3 out of 4 Pipes
James McAvoy has finally shown me that he can actually act. I have always hated him since he was in wanted but after seeing X-Men: First Class, I can no longer hold on to my hatred. The plot was a huge improvement from X-Men Origins: Wolverine and it brought the action down making it appear as a genuinely new movie and not just another comic book movie. One flaw that it had which wasn’t even really a flaw, it was just odd, was Kevin Bacon shifting from a German accented scientist to an American accented mutant seeking nuclear apocalypse. The movie begins with an early look into Magneto’s life in a German concentration camp in World War II. What impressed me about this was that it remained incredibly true to the flashback that was seen in X-Men: The Last Stand. In the previous movie Eric can be seen as a young boy being dragged away from his mother and destroying the metal gate in between them. X-Men First class has the exact same scene but they then expand on it. This is amazing for a prequel movie to incorporate a previous flashback used in an earlier movie that was set in the future. We are then introduced to mystique when she is stealing food from Charles Xavier.

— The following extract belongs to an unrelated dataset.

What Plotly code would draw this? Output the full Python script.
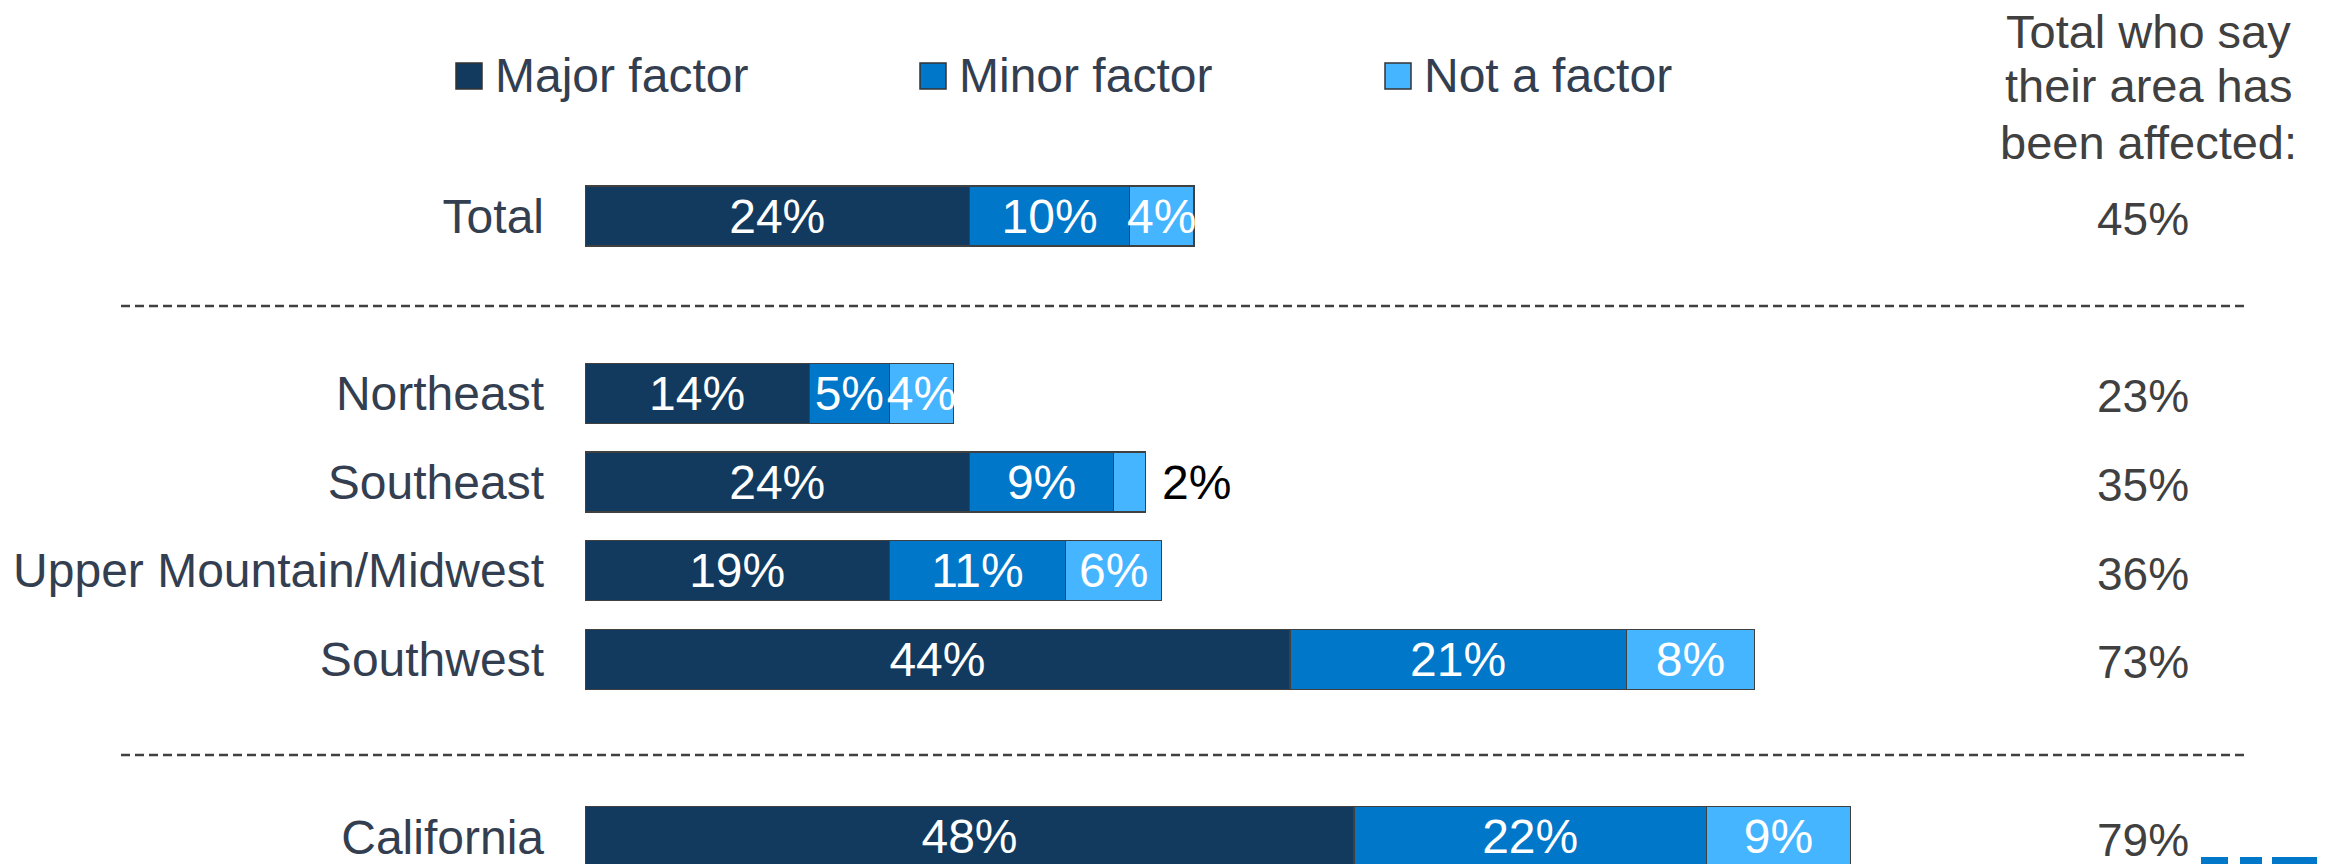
import plotly.graph_objects as go

# ---------------- data ----------------
categories = ["Total", "Northeast", "Southeast", "Upper Mountain/Midwest", "Southwest", "California"]
row_slots = [0, 2, 3, 4, 5, 7]          # slot 1 and slot 6 hold the dashed separators
major = [24, 14, 24, 19, 44, 48]
minor = [10, 5, 9, 11, 21, 22]
not_factor = [4, 4, 2, 6, 8, 9]
affected_total = [45, 23, 35, 36, 73, 79]
series_names = ["Major factor", "Minor factor", "Not a factor"]
series_colors = ["#123A5E", "#0077C8", "#45B5FF"]
header_lines = ["Total who say", "their area has", "been affected:"]

# ---------------- geometry (page pixels, compensating the 8px page margin) ----------------
OFF = 8
W, H = 2325 - OFF, 864 - OFF
L = 585 - OFF                  # left edge of the plot area (bar origin)
PX_PER_PCT = 16.02
SLOT_PX = 88.67
TOP_SLOT_PX = 216.0 - OFF      # pixel centre of slot 0
x_max = (W - L) / PX_PER_PCT
y_top = -TOP_SLOT_PX / SLOT_PX
y_bot = y_top + H / SLOT_PX

def px_x(p):  # page pixel -> paper x
    return (p - OFF - L) / (W - L)

def px_y(p):  # page pixel -> paper y
    return 1 - (p - OFF) / H

FONT = "Liberation Sans, Arial, sans-serif"
LABEL_COLOR = "#333F50"
VALUE_COLOR = "#404040"

fig = go.Figure()
for name, vals, col in zip(series_names, [major, minor, not_factor], series_colors):
    txt, pos = [], []
    for v in vals:
        if v < 3:
            txt.append("\u00a0" + f"{v}%")
            pos.append("outside")
        else:
            txt.append(f"{v}%")
            pos.append("inside")
    fig.add_trace(go.Bar(
        name=name, y=row_slots, x=vals, orientation="h",
        marker=dict(color=col, line=dict(color="#404040", width=1.5)),
        width=0.677,
        text=txt, textposition=pos, textangle=0,
        insidetextanchor="middle", constraintext="none",
        insidetextfont=dict(color="white", size=48, family=FONT),
        outsidetextfont=dict(color="black", size=48, family=FONT),
        cliponaxis=False, showlegend=False, hoverinfo="skip",
    ))

fig.update_layout(
    width=W, height=H, barmode="stack",
    paper_bgcolor="white", plot_bgcolor="white",
    margin=dict(l=L, r=0, t=0, b=0, pad=0),
    showlegend=False,
    xaxis=dict(range=[0, x_max], visible=False, fixedrange=True),
    yaxis=dict(range=[y_bot, y_top], tickmode="array", tickvals=row_slots, ticktext=categories,
               showgrid=False, zeroline=False, showline=False, ticks="",
               ticklabelstandoff=40,
               tickfont=dict(size=48, color=LABEL_COLOR, family=FONT), fixedrange=True),
    font=dict(family=FONT),
)

# dashed separators
for ypx in [306, 755]:
    fig.add_shape(type="line", xref="paper", yref="paper",
                  x0=px_x(121), x1=px_x(2247), y0=px_y(ypx), y1=px_y(ypx),
                  line=dict(color="#404040", width=2.5, dash="9px,5px"))

# manual legend
legend_sq_left = [456, 920, 1385]
for name, col, sx in zip(series_names, series_colors, legend_sq_left):
    fig.add_shape(type="rect", xref="paper", yref="paper",
                  x0=px_x(sx), x1=px_x(sx + 26), y0=px_y(89), y1=px_y(63),
                  fillcolor=col, line=dict(color="#333333", width=1.5))
    fig.add_annotation(xref="paper", yref="paper", x=px_x(sx + 37), y=px_y(75),
                       text=name, showarrow=False, xanchor="left", yanchor="middle",
                       font=dict(size=48, color=LABEL_COLOR, family=FONT))

# right column header and values
for line, ypx in zip(header_lines, [31, 86, 142]):
    fig.add_annotation(xref="paper", yref="paper", x=px_x(2148), y=px_y(ypx),
                       text=line, showarrow=False, xanchor="center", yanchor="middle",
                       font=dict(size=47, color=VALUE_COLOR, family=FONT))
for s, v in zip(row_slots, affected_total):
    fig.add_annotation(xref="paper", yref="y", x=px_x(2143), y=s, yshift=-3,
                       text=f"{v}%", showarrow=False, xanchor="center", yanchor="middle",
                       font=dict(size=46, color=VALUE_COLOR, family=FONT))

# partially visible logo at bottom-right
for x0, x1 in [(2201, 2228), (2240, 2262), (2272, 2321)]:
    fig.add_shape(type="rect", xref="paper", yref="paper",
                  x0=px_x(x0), x1=px_x(x1), y0=px_y(864), y1=px_y(857),
                  fillcolor="#0077C8", line=dict(width=0))

fig.write_html("out.html")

What is interesting about this scene and quite unrealistic is that Xavier quickly becomes her friend and then somehow her brother. One aspect I found quite interesting was that the typical vision of Magneto is that he was always a master of his power but this movie changes that view and he only masters his abilities through the help of Charles. Something that I noticed about X-Men: First Class is that it changed preconceptions that were told to us from the previous X-Men movies. The biggest of these is that according to the original movies, Celebro was said to be developed by both Magneto and Charles but in X-Men: First Class it was developed only by Beast. Granted, Celebro was destroyed at the end of the movie but it is unlikely for Magneto and Charles to get together and put it back together. First Class ended the movie magnificently with leaving a small cliffhanger; enough to leave it open for a sequel or leaving it alone with the current films.
Great Review. It's nice when reviewers give big movies a chance.